(Plotting code records):

## Start

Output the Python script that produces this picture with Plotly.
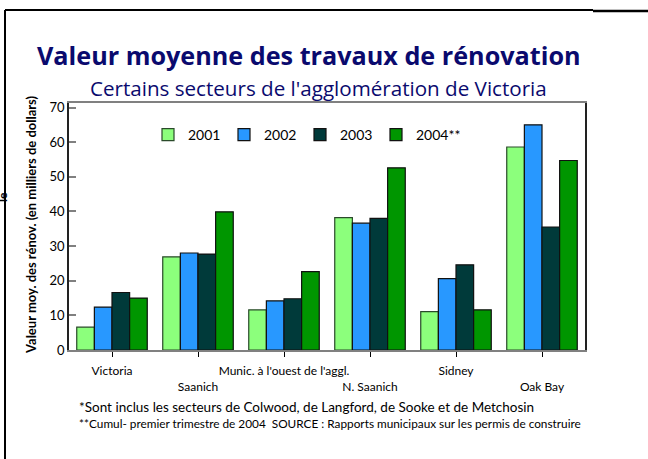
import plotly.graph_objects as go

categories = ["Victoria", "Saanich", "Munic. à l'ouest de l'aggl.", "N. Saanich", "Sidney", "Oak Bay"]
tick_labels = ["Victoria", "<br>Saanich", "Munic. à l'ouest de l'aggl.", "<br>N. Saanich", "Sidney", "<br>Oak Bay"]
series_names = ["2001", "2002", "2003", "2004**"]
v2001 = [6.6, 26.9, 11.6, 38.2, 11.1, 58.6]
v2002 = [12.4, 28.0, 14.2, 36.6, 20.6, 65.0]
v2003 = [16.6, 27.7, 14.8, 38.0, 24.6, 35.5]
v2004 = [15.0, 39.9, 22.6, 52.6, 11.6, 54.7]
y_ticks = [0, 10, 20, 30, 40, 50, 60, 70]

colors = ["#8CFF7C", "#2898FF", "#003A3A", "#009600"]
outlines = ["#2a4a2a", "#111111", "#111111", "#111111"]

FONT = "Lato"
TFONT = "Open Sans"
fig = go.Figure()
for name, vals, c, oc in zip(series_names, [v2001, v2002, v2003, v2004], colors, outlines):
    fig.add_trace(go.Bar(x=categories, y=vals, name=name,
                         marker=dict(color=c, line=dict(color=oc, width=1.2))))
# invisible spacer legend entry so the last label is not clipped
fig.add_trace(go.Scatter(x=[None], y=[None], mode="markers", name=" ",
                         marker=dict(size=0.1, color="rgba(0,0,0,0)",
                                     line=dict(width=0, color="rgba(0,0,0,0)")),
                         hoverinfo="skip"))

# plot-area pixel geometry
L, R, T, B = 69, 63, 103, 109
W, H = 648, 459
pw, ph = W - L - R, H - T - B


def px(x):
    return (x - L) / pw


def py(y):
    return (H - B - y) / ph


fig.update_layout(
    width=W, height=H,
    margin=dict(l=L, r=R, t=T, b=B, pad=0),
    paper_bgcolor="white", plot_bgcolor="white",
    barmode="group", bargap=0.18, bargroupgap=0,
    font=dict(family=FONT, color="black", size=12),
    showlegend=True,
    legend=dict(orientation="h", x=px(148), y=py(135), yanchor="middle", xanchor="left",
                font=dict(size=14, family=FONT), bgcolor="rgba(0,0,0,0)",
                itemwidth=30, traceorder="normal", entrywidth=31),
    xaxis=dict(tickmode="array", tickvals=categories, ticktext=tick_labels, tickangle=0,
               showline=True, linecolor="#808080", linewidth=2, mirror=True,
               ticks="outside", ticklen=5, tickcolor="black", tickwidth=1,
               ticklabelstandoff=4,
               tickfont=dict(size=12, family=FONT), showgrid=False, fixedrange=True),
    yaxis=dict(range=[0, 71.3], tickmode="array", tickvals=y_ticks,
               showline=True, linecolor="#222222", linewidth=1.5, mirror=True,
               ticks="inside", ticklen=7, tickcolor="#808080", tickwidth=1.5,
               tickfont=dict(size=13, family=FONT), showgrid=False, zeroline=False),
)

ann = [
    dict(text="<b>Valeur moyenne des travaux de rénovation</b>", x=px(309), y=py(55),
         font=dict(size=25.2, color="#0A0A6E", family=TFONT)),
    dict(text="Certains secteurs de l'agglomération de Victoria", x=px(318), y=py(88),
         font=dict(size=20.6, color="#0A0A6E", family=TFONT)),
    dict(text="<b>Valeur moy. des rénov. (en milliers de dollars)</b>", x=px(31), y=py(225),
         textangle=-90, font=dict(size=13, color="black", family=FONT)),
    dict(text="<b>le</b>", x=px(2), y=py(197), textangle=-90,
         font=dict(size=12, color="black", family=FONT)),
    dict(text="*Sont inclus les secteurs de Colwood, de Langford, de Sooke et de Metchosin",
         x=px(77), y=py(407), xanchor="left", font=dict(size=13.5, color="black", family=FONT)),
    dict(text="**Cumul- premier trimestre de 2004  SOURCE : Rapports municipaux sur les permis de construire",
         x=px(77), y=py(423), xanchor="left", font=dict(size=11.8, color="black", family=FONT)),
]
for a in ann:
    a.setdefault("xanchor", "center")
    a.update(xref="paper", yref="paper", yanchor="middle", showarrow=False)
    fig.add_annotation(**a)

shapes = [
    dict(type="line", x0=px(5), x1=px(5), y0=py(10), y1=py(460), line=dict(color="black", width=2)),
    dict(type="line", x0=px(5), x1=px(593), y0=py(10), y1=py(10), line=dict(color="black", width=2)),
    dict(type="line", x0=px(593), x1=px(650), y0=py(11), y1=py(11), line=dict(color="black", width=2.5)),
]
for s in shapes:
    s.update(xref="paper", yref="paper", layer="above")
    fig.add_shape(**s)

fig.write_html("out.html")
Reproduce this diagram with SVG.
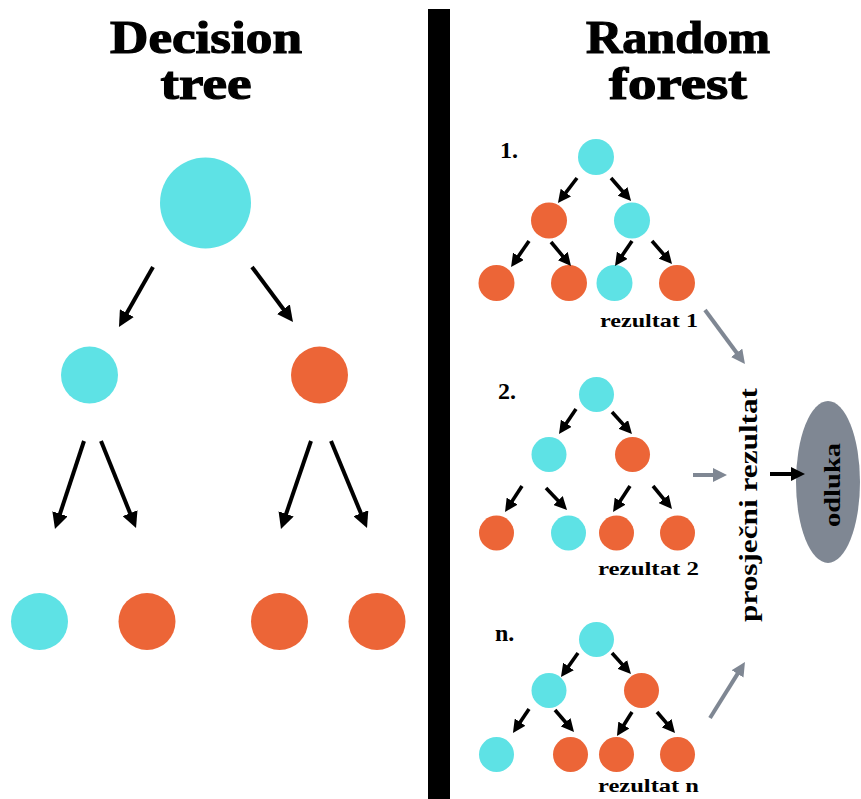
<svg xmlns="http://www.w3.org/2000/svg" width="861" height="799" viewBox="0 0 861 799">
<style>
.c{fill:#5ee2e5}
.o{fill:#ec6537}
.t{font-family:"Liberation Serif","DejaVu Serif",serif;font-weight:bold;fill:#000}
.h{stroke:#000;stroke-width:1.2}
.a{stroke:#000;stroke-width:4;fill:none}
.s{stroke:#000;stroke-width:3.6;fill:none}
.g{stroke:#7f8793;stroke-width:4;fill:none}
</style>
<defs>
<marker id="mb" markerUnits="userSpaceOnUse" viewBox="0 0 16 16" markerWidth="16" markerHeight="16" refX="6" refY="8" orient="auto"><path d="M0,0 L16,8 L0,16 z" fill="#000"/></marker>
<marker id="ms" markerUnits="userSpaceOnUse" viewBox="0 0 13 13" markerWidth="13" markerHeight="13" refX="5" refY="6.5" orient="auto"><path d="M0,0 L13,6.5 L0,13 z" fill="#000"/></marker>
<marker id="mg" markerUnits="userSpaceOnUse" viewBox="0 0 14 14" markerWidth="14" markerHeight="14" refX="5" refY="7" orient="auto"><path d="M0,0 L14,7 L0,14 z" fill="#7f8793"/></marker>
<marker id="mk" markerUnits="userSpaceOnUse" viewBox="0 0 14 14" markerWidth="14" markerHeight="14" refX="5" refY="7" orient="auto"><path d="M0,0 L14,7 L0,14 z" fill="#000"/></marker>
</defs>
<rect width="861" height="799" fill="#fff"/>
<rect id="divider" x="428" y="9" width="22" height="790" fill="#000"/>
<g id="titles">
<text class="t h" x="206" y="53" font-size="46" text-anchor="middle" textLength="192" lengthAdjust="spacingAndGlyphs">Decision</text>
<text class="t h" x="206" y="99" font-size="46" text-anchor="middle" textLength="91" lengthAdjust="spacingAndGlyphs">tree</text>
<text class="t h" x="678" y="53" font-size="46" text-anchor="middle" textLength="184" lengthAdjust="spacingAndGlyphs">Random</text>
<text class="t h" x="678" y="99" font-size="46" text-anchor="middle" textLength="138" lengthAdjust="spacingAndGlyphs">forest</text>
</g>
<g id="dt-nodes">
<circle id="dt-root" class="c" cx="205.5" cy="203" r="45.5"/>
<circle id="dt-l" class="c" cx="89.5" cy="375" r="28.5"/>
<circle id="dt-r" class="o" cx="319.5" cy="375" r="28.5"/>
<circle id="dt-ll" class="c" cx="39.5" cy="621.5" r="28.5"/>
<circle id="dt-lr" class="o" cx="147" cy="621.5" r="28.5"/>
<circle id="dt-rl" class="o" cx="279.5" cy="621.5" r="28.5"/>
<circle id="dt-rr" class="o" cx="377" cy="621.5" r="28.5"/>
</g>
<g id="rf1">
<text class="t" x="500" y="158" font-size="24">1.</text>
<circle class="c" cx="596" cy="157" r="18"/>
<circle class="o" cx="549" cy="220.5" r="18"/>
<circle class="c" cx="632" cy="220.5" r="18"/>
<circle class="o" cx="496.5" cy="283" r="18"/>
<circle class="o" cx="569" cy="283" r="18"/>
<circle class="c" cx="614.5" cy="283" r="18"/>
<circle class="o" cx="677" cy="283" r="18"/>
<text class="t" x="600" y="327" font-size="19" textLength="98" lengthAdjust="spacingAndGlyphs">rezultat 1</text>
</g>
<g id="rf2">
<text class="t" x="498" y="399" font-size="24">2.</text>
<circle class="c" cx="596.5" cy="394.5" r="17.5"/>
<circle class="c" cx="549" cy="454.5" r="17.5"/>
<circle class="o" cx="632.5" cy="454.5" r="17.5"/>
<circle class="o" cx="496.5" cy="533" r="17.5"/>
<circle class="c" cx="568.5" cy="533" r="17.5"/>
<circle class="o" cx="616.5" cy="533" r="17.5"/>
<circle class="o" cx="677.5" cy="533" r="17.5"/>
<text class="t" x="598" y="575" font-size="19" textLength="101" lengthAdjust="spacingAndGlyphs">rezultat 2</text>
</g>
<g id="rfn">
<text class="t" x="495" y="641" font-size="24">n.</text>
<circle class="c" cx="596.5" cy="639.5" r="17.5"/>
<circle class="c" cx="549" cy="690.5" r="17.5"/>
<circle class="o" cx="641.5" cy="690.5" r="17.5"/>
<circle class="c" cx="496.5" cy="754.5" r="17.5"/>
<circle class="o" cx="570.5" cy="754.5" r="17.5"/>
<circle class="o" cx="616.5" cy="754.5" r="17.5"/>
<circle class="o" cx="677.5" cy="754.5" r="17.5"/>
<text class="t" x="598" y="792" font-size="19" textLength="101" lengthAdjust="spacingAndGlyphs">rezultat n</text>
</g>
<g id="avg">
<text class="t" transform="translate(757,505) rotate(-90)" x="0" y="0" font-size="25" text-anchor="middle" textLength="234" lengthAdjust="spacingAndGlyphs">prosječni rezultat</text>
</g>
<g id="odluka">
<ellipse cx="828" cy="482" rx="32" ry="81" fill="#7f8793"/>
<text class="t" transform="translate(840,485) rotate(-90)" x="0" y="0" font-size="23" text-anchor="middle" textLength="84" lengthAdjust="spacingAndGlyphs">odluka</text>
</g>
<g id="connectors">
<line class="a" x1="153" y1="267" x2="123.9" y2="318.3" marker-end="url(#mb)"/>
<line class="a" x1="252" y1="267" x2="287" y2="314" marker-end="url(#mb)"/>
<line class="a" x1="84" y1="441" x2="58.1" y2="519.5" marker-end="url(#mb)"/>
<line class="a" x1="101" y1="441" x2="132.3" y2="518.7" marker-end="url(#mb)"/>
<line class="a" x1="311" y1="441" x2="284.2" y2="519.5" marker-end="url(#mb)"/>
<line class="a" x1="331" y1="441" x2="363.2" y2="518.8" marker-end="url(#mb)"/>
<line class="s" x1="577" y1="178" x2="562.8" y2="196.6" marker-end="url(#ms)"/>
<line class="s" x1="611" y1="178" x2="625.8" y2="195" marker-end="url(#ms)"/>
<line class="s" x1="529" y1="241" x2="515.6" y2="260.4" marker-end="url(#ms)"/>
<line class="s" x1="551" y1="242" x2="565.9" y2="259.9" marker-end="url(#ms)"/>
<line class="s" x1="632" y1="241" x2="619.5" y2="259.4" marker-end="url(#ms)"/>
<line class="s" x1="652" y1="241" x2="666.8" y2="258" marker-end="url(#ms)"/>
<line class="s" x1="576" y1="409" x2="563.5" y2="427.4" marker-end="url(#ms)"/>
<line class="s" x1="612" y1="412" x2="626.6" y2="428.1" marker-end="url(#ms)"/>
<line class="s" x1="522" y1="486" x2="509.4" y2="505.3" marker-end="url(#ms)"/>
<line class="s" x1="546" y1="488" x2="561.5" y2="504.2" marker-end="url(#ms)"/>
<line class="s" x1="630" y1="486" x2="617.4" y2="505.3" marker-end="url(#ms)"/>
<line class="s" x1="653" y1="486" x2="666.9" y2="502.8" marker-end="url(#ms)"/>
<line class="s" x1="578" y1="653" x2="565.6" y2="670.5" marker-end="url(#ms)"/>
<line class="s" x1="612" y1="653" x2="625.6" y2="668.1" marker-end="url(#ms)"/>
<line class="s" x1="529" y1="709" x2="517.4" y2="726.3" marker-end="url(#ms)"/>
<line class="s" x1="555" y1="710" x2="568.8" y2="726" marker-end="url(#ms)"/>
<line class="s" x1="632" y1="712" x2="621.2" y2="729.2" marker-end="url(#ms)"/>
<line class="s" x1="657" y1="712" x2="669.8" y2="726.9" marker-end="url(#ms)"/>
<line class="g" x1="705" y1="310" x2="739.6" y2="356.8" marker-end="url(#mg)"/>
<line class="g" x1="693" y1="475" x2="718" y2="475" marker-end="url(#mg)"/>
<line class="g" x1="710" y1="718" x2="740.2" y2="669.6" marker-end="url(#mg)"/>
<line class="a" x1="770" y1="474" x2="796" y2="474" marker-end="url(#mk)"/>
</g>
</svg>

## End

(YOUR INSTRUCTIONS): Everything from the first line of the records through the line containing "return (H - B - y) / ph" should be reproduced exactly, apart from the pictures.

(TASK ANSWER):
Output the Python script that produces this picture with Plotly.
import plotly.graph_objects as go

categories = ["Victoria", "Saanich", "Munic. à l'ouest de l'aggl.", "N. Saanich", "Sidney", "Oak Bay"]
tick_labels = ["Victoria", "<br>Saanich", "Munic. à l'ouest de l'aggl.", "<br>N. Saanich", "Sidney", "<br>Oak Bay"]
series_names = ["2001", "2002", "2003", "2004**"]
v2001 = [6.6, 26.9, 11.6, 38.2, 11.1, 58.6]
v2002 = [12.4, 28.0, 14.2, 36.6, 20.6, 65.0]
v2003 = [16.6, 27.7, 14.8, 38.0, 24.6, 35.5]
v2004 = [15.0, 39.9, 22.6, 52.6, 11.6, 54.7]
y_ticks = [0, 10, 20, 30, 40, 50, 60, 70]

colors = ["#8CFF7C", "#2898FF", "#003A3A", "#009600"]
outlines = ["#2a4a2a", "#111111", "#111111", "#111111"]

FONT = "Lato"
TFONT = "Open Sans"
fig = go.Figure()
for name, vals, c, oc in zip(series_names, [v2001, v2002, v2003, v2004], colors, outlines):
    fig.add_trace(go.Bar(x=categories, y=vals, name=name,
                         marker=dict(color=c, line=dict(color=oc, width=1.2))))
# invisible spacer legend entry so the last label is not clipped
fig.add_trace(go.Scatter(x=[None], y=[None], mode="markers", name=" ",
                         marker=dict(size=0.1, color="rgba(0,0,0,0)",
                                     line=dict(width=0, color="rgba(0,0,0,0)")),
                         hoverinfo="skip"))

# plot-area pixel geometry
L, R, T, B = 69, 63, 103, 109
W, H = 648, 459
pw, ph = W - L - R, H - T - B


def px(x):
    return (x - L) / pw


def py(y):
    return (H - B - y) / ph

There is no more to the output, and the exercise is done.